__Given data__
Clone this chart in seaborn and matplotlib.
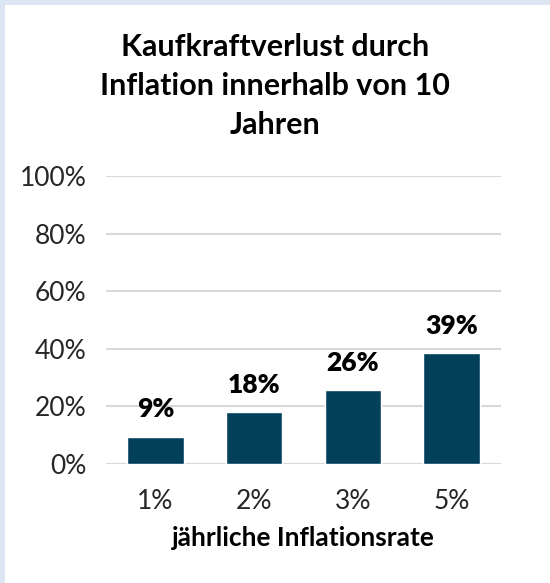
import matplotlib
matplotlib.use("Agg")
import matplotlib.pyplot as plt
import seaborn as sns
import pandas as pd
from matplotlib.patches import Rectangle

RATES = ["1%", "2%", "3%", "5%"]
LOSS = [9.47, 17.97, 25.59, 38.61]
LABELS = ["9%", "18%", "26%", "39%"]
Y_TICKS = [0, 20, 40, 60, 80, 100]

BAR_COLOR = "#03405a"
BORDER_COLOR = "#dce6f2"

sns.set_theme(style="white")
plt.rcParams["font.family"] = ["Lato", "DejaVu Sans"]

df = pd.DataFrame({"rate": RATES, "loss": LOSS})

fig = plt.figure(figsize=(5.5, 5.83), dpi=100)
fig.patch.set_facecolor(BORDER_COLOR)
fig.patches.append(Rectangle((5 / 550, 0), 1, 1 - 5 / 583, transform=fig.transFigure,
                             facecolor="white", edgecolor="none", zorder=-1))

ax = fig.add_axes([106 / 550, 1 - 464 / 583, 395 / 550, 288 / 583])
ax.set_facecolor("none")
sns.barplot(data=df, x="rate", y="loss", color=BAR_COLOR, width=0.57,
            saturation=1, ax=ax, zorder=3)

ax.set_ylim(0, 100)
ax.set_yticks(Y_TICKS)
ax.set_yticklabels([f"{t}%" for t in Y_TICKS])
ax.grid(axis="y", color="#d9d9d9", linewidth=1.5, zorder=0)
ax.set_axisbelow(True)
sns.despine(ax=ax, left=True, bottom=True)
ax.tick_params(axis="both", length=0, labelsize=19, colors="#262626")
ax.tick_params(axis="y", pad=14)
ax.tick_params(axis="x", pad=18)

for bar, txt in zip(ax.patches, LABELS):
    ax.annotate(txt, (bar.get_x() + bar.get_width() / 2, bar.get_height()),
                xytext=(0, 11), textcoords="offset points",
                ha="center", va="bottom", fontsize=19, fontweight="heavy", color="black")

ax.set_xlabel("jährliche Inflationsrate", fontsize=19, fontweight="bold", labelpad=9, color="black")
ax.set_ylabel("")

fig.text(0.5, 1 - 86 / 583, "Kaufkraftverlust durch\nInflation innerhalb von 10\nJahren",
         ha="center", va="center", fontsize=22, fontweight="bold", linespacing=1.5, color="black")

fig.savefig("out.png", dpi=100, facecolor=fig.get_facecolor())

__Problem description__
Without the pictures, print the whole listing exactly as given.

__Answer to the task__
Clone this chart in seaborn and matplotlib.
import matplotlib
matplotlib.use("Agg")
import matplotlib.pyplot as plt
import seaborn as sns
import pandas as pd
from matplotlib.patches import Rectangle

RATES = ["1%", "2%", "3%", "5%"]
LOSS = [9.47, 17.97, 25.59, 38.61]
LABELS = ["9%", "18%", "26%", "39%"]
Y_TICKS = [0, 20, 40, 60, 80, 100]

BAR_COLOR = "#03405a"
BORDER_COLOR = "#dce6f2"

sns.set_theme(style="white")
plt.rcParams["font.family"] = ["Lato", "DejaVu Sans"]

df = pd.DataFrame({"rate": RATES, "loss": LOSS})

fig = plt.figure(figsize=(5.5, 5.83), dpi=100)
fig.patch.set_facecolor(BORDER_COLOR)
fig.patches.append(Rectangle((5 / 550, 0), 1, 1 - 5 / 583, transform=fig.transFigure,
                             facecolor="white", edgecolor="none", zorder=-1))

ax = fig.add_axes([106 / 550, 1 - 464 / 583, 395 / 550, 288 / 583])
ax.set_facecolor("none")
sns.barplot(data=df, x="rate", y="loss", color=BAR_COLOR, width=0.57,
            saturation=1, ax=ax, zorder=3)

ax.set_ylim(0, 100)
ax.set_yticks(Y_TICKS)
ax.set_yticklabels([f"{t}%" for t in Y_TICKS])
ax.grid(axis="y", color="#d9d9d9", linewidth=1.5, zorder=0)
ax.set_axisbelow(True)
sns.despine(ax=ax, left=True, bottom=True)
ax.tick_params(axis="both", length=0, labelsize=19, colors="#262626")
ax.tick_params(axis="y", pad=14)
ax.tick_params(axis="x", pad=18)

for bar, txt in zip(ax.patches, LABELS):
    ax.annotate(txt, (bar.get_x() + bar.get_width() / 2, bar.get_height()),
                xytext=(0, 11), textcoords="offset points",
                ha="center", va="bottom", fontsize=19, fontweight="heavy", color="black")

ax.set_xlabel("jährliche Inflationsrate", fontsize=19, fontweight="bold", labelpad=9, color="black")
ax.set_ylabel("")

fig.text(0.5, 1 - 86 / 583, "Kaufkraftverlust durch\nInflation innerhalb von 10\nJahren",
         ha="center", va="center", fontsize=22, fontweight="bold", linespacing=1.5, color="black")

fig.savefig("out.png", dpi=100, facecolor=fig.get_facecolor())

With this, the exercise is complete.